— Task brief —
Scan the records below for the word "this" and give only the number of lines that hold it.

— Dataset content —
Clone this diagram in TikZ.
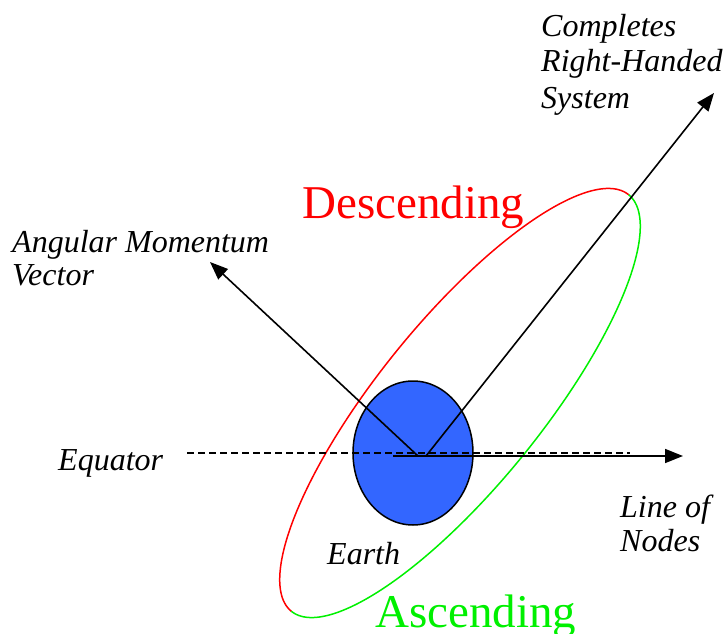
\documentclass[tikz,border=0pt]{standalone}
\usepackage{fontspec}
\setmainfont{Liberation Serif}
\usetikzlibrary{shapes.geometric,arrows.meta}
\definecolor{earthblue}{RGB}{51,102,255}
\definecolor{orbred}{RGB}{255,0,0}
\definecolor{orbgreen}{RGB}{0,240,0}
\tikzset{
  lbl/.style={font=\fontsize{32}{35}\selectfont\itshape, align=left, inner sep=0pt, anchor=base west},
  bigred/.style={font=\fontsize{47}{50}\selectfont, text=orbred, inner sep=0pt, anchor=base west},
  biggreen/.style={font=\fontsize{47}{50}\selectfont, text=orbgreen, inner sep=0pt, anchor=base west},
  vec/.style={line width=1.6pt, -{Triangle[length=18pt,width=14pt]}},
  orbit/.style={line width=1.5pt},
  planet/.style={ellipse, draw=black, line width=1.5pt, fill=earthblue, minimum width=120pt, minimum height=144pt, inner sep=0pt},
  eqline/.style={line width=1.3pt, dash pattern=on 7pt off 4pt}
}
\begin{document}
\begin{tikzpicture}[x=1pt,y=-1pt]
\useasboundingbox (0,0) rectangle (726,634);
% orbit
\draw[orbit, orbred] plot[domain=0:180, samples=120, smooth]
  ({460 + 268*cos(51)*cos(\x) - 82*sin(51)*sin(\x)}, {403 - (268*sin(51)*cos(\x) + 82*cos(51)*sin(\x))});
\draw[orbit, orbgreen] plot[domain=180:360, samples=120, smooth]
  ({460 + 268*cos(51)*cos(\x) - 82*sin(51)*sin(\x)}, {403 - (268*sin(51)*cos(\x) + 82*cos(51)*sin(\x))});
% earth
\node[planet] (earth) at (413,453) {};
% equator
\coordinate (eqL) at (187,453);
\coordinate (eqR) at (630,453);
\draw[eqline] (eqL) -- (eqR);
% vectors
\coordinate (lnS) at (393,456);
\coordinate (lnT) at (683,456);
\coordinate (amS) at (418,456);
\coordinate (amT) at (210,262);
\coordinate (rhS) at (426,456);
\coordinate (rhT) at (714,93);
\draw[vec] (lnS) -- (lnT);
\draw[vec] (amS) -- (amT);
\draw[vec] (rhS) -- (rhT);
% labels (multi-line nodes: base is the last line's baseline)
\node[lbl, font=\fontsize{32}{36}\selectfont\itshape] (rhl) at (541,108) {Completes\\Right-Handed\\System};
\node[lbl, font=\fontsize{32}{33}\selectfont\itshape] (aml) at (12,285) {Angular Momentum\\Vector};
\node[lbl] (eql) at (58,470) {Equator};
\node[lbl] (earthl) at (327,564) {Earth};
\node[lbl, font=\fontsize{32}{34}\selectfont\itshape] (lnl) at (620,551) {Line of\\Nodes};
\node[bigred] (desc) at (302,218) {Descending};
\node[biggreen] (asc) at (375,627) {Ascending};
\end{tikzpicture}
\end{document}
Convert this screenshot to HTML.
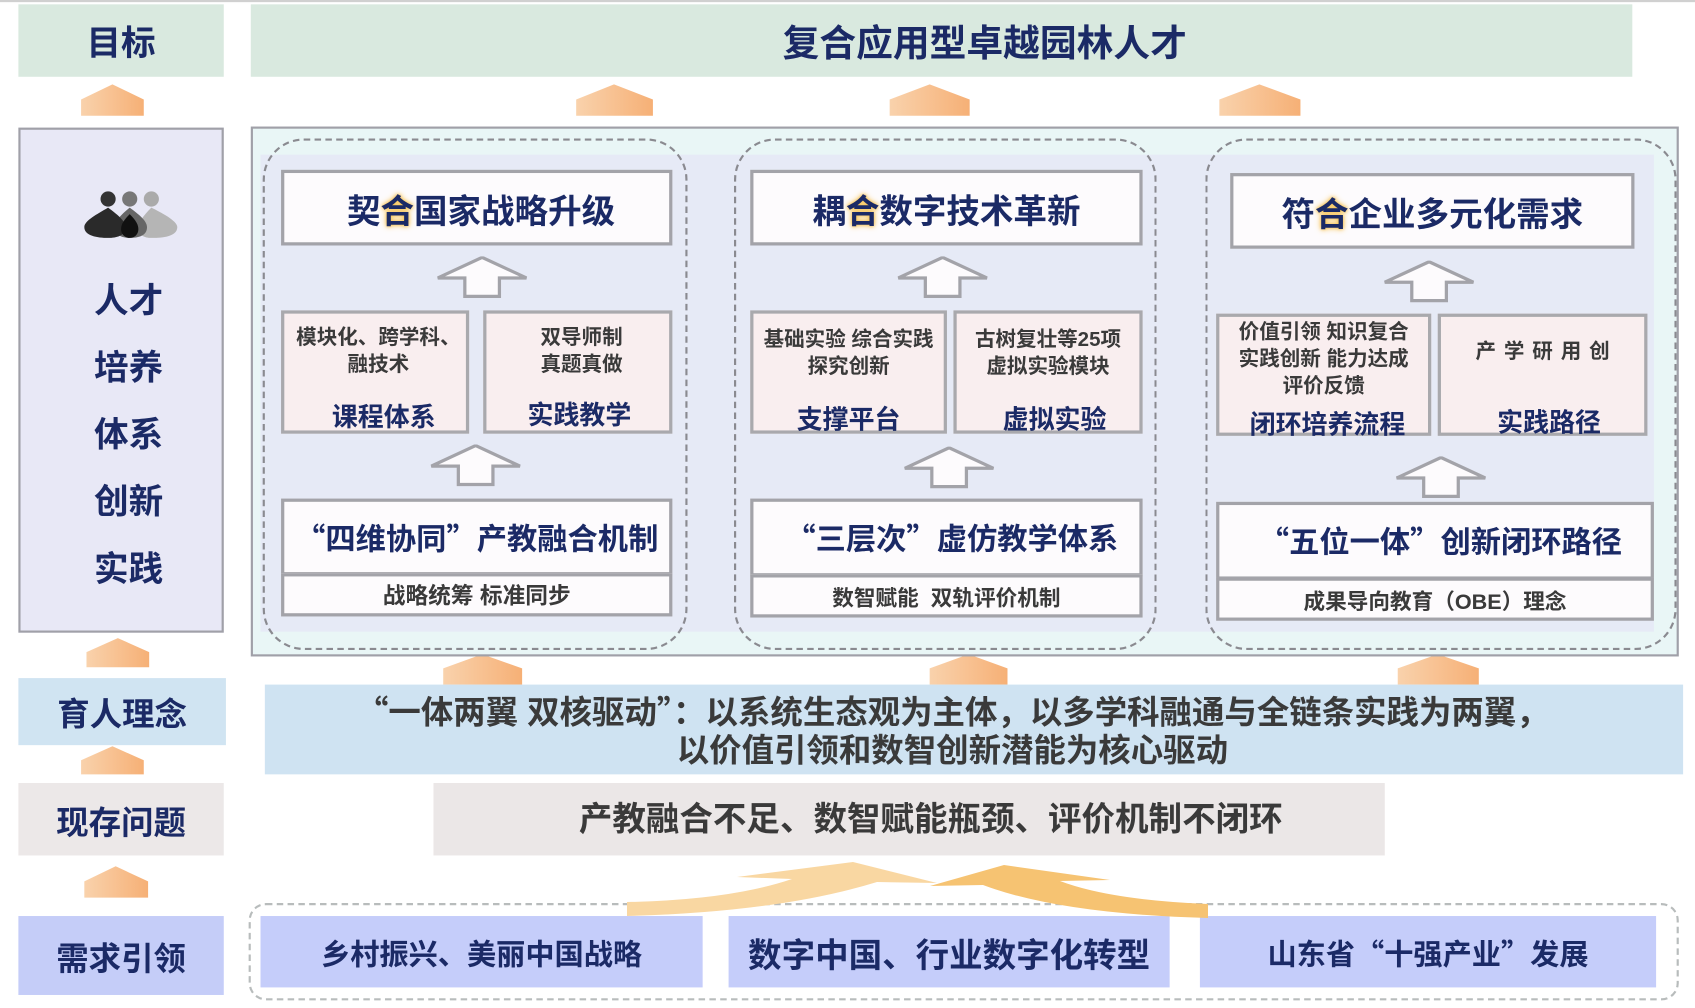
<!DOCTYPE html>
<html><head><meta charset="utf-8"><style>
*{margin:0;padding:0;box-sizing:border-box}
html,body{width:1695px;height:1008px;overflow:hidden;background:#fff}
#w{position:absolute;left:0;top:0;width:1568px;height:932px;transform:scale(1.081,1.0815);transform-origin:0 0;font-family:"Liberation Sans","Noto Sans CJK SC",sans-serif;font-weight:700}
.a{position:absolute}
.c{display:flex;align-items:center;justify-content:center;text-align:center}
.nv{color:#1b2a66}
.dg{color:#3a3a3a}
.q{font-family:"Noto Sans CJK SC",sans-serif}
.hd{background:#fdfbfd;border:3px solid #a3a3a9;font-size:31px}
.pk{background:#f9eeef;border:3px solid #a9a9ad}
.bx{background:#fdfbfd;border:3px solid #a3a3a9;font-size:28px}
.sb{background:#fdfbfd;border:3px solid #a3a3a9;font-size:20px}
.g{color:#1b2a66;text-shadow:0 0 6px #f7c04a,0 0 3px #f7c04a}
.sm{font-size:19px;line-height:25px;color:#3a3a3a}
.lb{font-size:24px;color:#1b2a66}
</style></head><body>
<div id="w">
<div class="a" style="left:0;top:0;width:1568px;height:2px;background:#d0d0d0"></div>
<div class="a c nv" style="left:17px;top:4px;width:190px;height:67px;background:#d9e9df;font-size:32px">目标</div>
<div class="a c nv" style="left:232px;top:4px;width:1278px;height:67px;background:#d9e9df;font-size:34px;padding-left:80px">复合应用型卓越园林人才</div>

<svg class="a" style="left:0;top:0" width="1568" height="932">
<defs><linearGradient id="og" x1="0" x2="1"><stop offset="0" stop-color="#f9d2ac"/><stop offset="1" stop-color="#f6b076"/></linearGradient>
<g id="hol"><polygon points="42,1 83,20 58,20 58,37 26,37 26,20 1,20" fill="#fdfbfd" stroke="#a3a3a9" stroke-width="3"/></g></defs>
<g fill="url(#og)">
<polygon points="75,92 104,78 133,92 133,107 75,107"/>
<polygon points="533,92 568,78 604,92 604,107 533,107"/>
<polygon points="823,92 860,78 897,92 897,107 823,107"/>
<polygon points="1128,92 1165,78 1203,92 1203,107 1128,107"/>
<polygon points="80,603 109,590 138,603 138,617 80,617"/>
<polygon points="410,618 446,605 483,618 483,633 410,633"/>
<polygon points="860,618 896,605 932,618 932,633 860,633"/>
<polygon points="1293,618 1330,605 1368,618 1368,633 1293,633"/>
<polygon points="75,703 104,690 133,703 133,716 75,716"/>
<polygon points="78,815 107,801 137,815 137,830 78,830"/>
</g>
</svg>

<div class="a" style="left:17px;top:118px;width:190px;height:467px;background:#e8e8f6;border:2px solid #a0a0a8"></div>
<svg class="a" style="left:76px;top:172px" width="90" height="50">
<g><circle cx="24" cy="12" r="7" fill="#333"/><circle cx="44" cy="12" r="7" fill="#777"/><circle cx="64" cy="12" r="7" fill="#aaa"/>
<path d="M64,20 C56,28 52,34 52,38 C52,46 58,48 64,48 C70,48 88,48 88,38 C88,32 72,24 64,20Z" fill="#b5b5b5"/>
<path d="M44,20 C34,28 30,34 30,38 C30,46 38,48 44,48 C52,48 60,46 60,38 C60,32 52,26 44,20Z" fill="#666"/>
<path d="M24,20 C14,26 2,32 2,38 C2,46 14,48 24,48 C32,48 40,46 40,38 C40,32 32,26 24,20Z" fill="#2a2a2a"/>
<path d="M44,26 C38,32 36,36 36,40 C36,45 40,48 44,48 C48,48 52,45 52,40 C52,36 50,32 44,26Z" fill="#111"/></g>
</svg>
<div class="a nv" style="left:17px;top:247px;width:204px;text-align:center;font-size:32px;line-height:62px">人才<br>培养<br>体系<br>创新<br>实践</div>

<div class="a" style="left:232px;top:117px;width:1321px;height:490px;background:#e9f6f6;border:2px solid #a0a0a8"></div>
<div class="a" style="left:241px;top:143px;width:1289px;height:441px;background:#e6eaf6"></div>
<div class="a" style="left:243px;top:128px;width:393px;height:473px;border:2px dashed #8a8a90;border-radius:38px"></div>
<div class="a" style="left:679px;top:128px;width:391px;height:473px;border:2px dashed #8a8a90;border-radius:38px"></div>
<div class="a" style="left:1115px;top:128px;width:436px;height:473px;border:2px dashed #8a8a90;border-radius:38px"></div>

<!-- col1 -->
<div class="a c hd nv" style="left:260px;top:157px;width:362px;height:70px;padding-left:8px">契<span class="g">合</span>国家战略升级</div>
<svg class="a" style="left:404px;top:237px" width="86" height="40"><use href="#hol"/></svg>
<div class="a pk" style="left:260px;top:287px;width:174px;height:114px"><div class="a sm" style="top:10px;width:190px;text-align:center;left:-8px">模块化、跨学科、<br>融技术</div><div class="a lb" style="left:0;top:76px;width:184px;text-align:center">课程体系</div></div>
<div class="a pk" style="left:447px;top:287px;width:175px;height:114px"><div class="a sm" style="left:0;top:10px;width:176px;text-align:center">双导师制<br>真题真做</div><div class="a lb" style="left:0;top:74px;width:172px;text-align:center">实践教学</div></div>
<svg class="a" style="left:398px;top:411px" width="86" height="40"><use href="#hol"/></svg>
<div class="a c bx nv" style="left:260px;top:461px;width:362px;height:71px"><span class="q">“</span>四维协同<span class="q">”</span>产教融合机制</div>
<div class="a c sb dg" style="left:260px;top:530px;width:362px;height:40px;font-size:21px">战略统筹 标准同步</div>

<!-- col2 -->
<div class="a c hd nv" style="left:694px;top:157px;width:363px;height:70px">耦<span class="g">合</span>数字技术革新</div>
<svg class="a" style="left:830px;top:237px" width="86" height="40"><use href="#hol"/></svg>
<div class="a pk" style="left:694px;top:287px;width:182px;height:114px"><div class="a sm" style="left:0;top:12px;width:176px;text-align:center">基础实验 综合实践<br>探究创新</div><div class="a lb" style="left:0;top:78px;width:176px;text-align:center">支撑平台</div></div>
<div class="a pk" style="left:882px;top:287px;width:175px;height:114px"><div class="a sm" style="left:0;top:12px;width:169px;text-align:center">古树复壮等25项<br>虚拟实验模块</div><div class="a lb" style="left:0;top:78px;width:181px;text-align:center">虚拟实验</div></div>
<svg class="a" style="left:836px;top:413px" width="86" height="40"><use href="#hol"/></svg>
<div class="a c bx nv" style="left:694px;top:461px;width:363px;height:72px;padding-left:10px"><span class="q">“</span>三层次<span class="q">”</span>虚仿教学体系</div>
<div class="a c sb dg" style="left:694px;top:531px;width:363px;height:40px">数智赋能&nbsp; 双轨评价机制</div>

<!-- col3 -->
<div class="a c hd nv" style="left:1138px;top:160px;width:374px;height:70px">符<span class="g">合</span>企业多元化需求</div>
<svg class="a" style="left:1280px;top:241px" width="86" height="40"><use href="#hol"/></svg>
<div class="a pk" style="left:1125px;top:290px;width:199px;height:113px"><div class="a sm" style="left:0;top:2px;width:193px;text-align:center">价值引领 知识复合<br>实践创新 能力达成<br>评价反馈</div><div class="a lb" style="left:0;top:80px;width:200px;text-align:center">闭环培养流程</div></div>
<div class="a pk" style="left:1330px;top:290px;width:194px;height:113px"><div class="a sm" style="left:0;top:20px;width:188px;text-align:center;word-spacing:2px">产 学 研 用 创</div><div class="a lb" style="left:0;top:78px;width:200px;text-align:center">实践路径</div></div>
<svg class="a" style="left:1291px;top:422px" width="86" height="40"><use href="#hol"/></svg>
<div class="a c bx nv" style="left:1125px;top:464px;width:405px;height:72px;padding-left:10px"><span class="q">“</span>五位一体<span class="q">”</span>创新闭环路径</div>
<div class="a c sb dg" style="left:1125px;top:534px;width:405px;height:40px">成果导向教育（OBE）理念</div>

<!-- lower -->
<div class="a c nv" style="left:17px;top:627px;width:192px;height:62px;background:#d0e4f2;font-size:30px">育人理念</div>
<div class="a c dg" style="left:245px;top:633px;width:1312px;height:83px;background:#cfe3f2;font-size:30px;line-height:35px;padding-top:2px;padding-right:40px"><div><span class="q">“</span>一体两翼 双核驱动<span class="q">”</span>：以系统生态观为主体，以多学科融通与全链条实践为两翼，<br>以价值引领和数智创新潜能为核心驱动</div></div>
<div class="a c nv" style="left:17px;top:724px;width:190px;height:67px;background:#ece8e8;font-size:30px">现存问题</div>
<div class="a c dg" style="left:401px;top:724px;width:880px;height:67px;background:#ebe7e7;font-size:31px;padding-left:40px;padding-top:-4px"><div style="margin-top:-6px">产教融合不足、数智赋能瓶颈、评价机制不闭环</div></div>

<div class="a" style="left:230px;top:835px;width:1323px;height:90px;border:2px dashed #b8bcbc;border-radius:16px"></div>
<div class="a c nv" style="left:17px;top:847px;width:190px;height:73px;background:#c5cdf8;font-size:30px">需求引领</div>
<div class="a c nv" style="left:241px;top:847px;width:409px;height:66px;background:#c5cdfa;font-size:27px">乡村振兴、美丽中国战略</div>
<div class="a c nv" style="left:674px;top:847px;width:408px;height:66px;background:#c5cdfa;font-size:31px">数字中国、行业数字化转型</div>
<div class="a c nv" style="left:1110px;top:847px;width:422px;height:66px;background:#c5cdfa;font-size:27px">山东省<span class="q">“</span>十强产业<span class="q">”</span>发展</div>
</div>
<svg class="a" style="position:absolute;left:0;top:0" width="1695" height="1008">
<path d="M627,916 Q780,912 877,882 L937,883 L853,862 L737,877 L792,879 Q730,900 627,902 Z" fill="#f9d7a2"/>
<path d="M1208,918 Q1060,914 983,885 L930,886 L1004,865 L1110,880 L1060,881 Q1110,900 1208,904 Z" fill="#f6c372"/>
</svg>
</body></html>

— Expected output —
2